### SHORT PROBLEM
Print exactly the lines from the first one down to the line that contains "s.set_linewidth(1.2)", both included, and skip the pictures.

------------------------------------------------------------------------

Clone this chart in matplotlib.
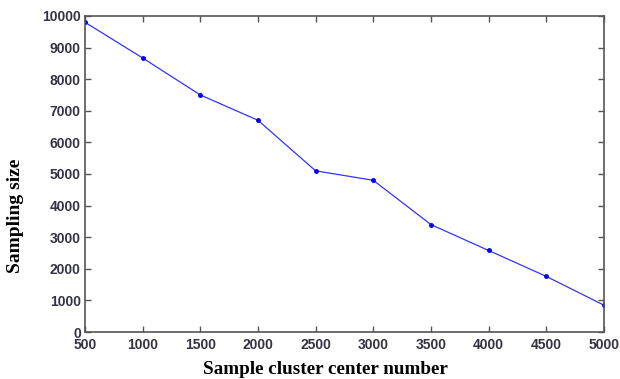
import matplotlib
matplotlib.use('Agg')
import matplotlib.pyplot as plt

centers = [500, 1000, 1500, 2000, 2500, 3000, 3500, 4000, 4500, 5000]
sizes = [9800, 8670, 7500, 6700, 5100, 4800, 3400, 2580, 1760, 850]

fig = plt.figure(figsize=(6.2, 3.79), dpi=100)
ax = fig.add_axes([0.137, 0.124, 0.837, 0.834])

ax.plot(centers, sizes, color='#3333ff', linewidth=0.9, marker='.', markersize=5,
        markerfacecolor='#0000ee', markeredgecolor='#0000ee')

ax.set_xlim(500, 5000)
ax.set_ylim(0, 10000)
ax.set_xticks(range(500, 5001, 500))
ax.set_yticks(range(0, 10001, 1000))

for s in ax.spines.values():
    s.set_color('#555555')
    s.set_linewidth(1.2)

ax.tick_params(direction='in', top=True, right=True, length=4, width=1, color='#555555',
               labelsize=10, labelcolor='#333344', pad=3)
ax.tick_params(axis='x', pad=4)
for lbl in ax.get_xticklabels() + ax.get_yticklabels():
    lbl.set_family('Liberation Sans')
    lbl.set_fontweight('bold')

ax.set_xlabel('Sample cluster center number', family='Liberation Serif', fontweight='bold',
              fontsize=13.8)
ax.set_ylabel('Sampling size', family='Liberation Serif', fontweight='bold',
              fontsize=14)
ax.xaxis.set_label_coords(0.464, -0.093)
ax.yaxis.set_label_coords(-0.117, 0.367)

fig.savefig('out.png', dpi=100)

------------------------------------------------------------------------

### FULL RESPONSE
Clone this chart in matplotlib.
import matplotlib
matplotlib.use('Agg')
import matplotlib.pyplot as plt

centers = [500, 1000, 1500, 2000, 2500, 3000, 3500, 4000, 4500, 5000]
sizes = [9800, 8670, 7500, 6700, 5100, 4800, 3400, 2580, 1760, 850]

fig = plt.figure(figsize=(6.2, 3.79), dpi=100)
ax = fig.add_axes([0.137, 0.124, 0.837, 0.834])

ax.plot(centers, sizes, color='#3333ff', linewidth=0.9, marker='.', markersize=5,
        markerfacecolor='#0000ee', markeredgecolor='#0000ee')

ax.set_xlim(500, 5000)
ax.set_ylim(0, 10000)
ax.set_xticks(range(500, 5001, 500))
ax.set_yticks(range(0, 10001, 1000))

for s in ax.spines.values():
    s.set_color('#555555')
    s.set_linewidth(1.2)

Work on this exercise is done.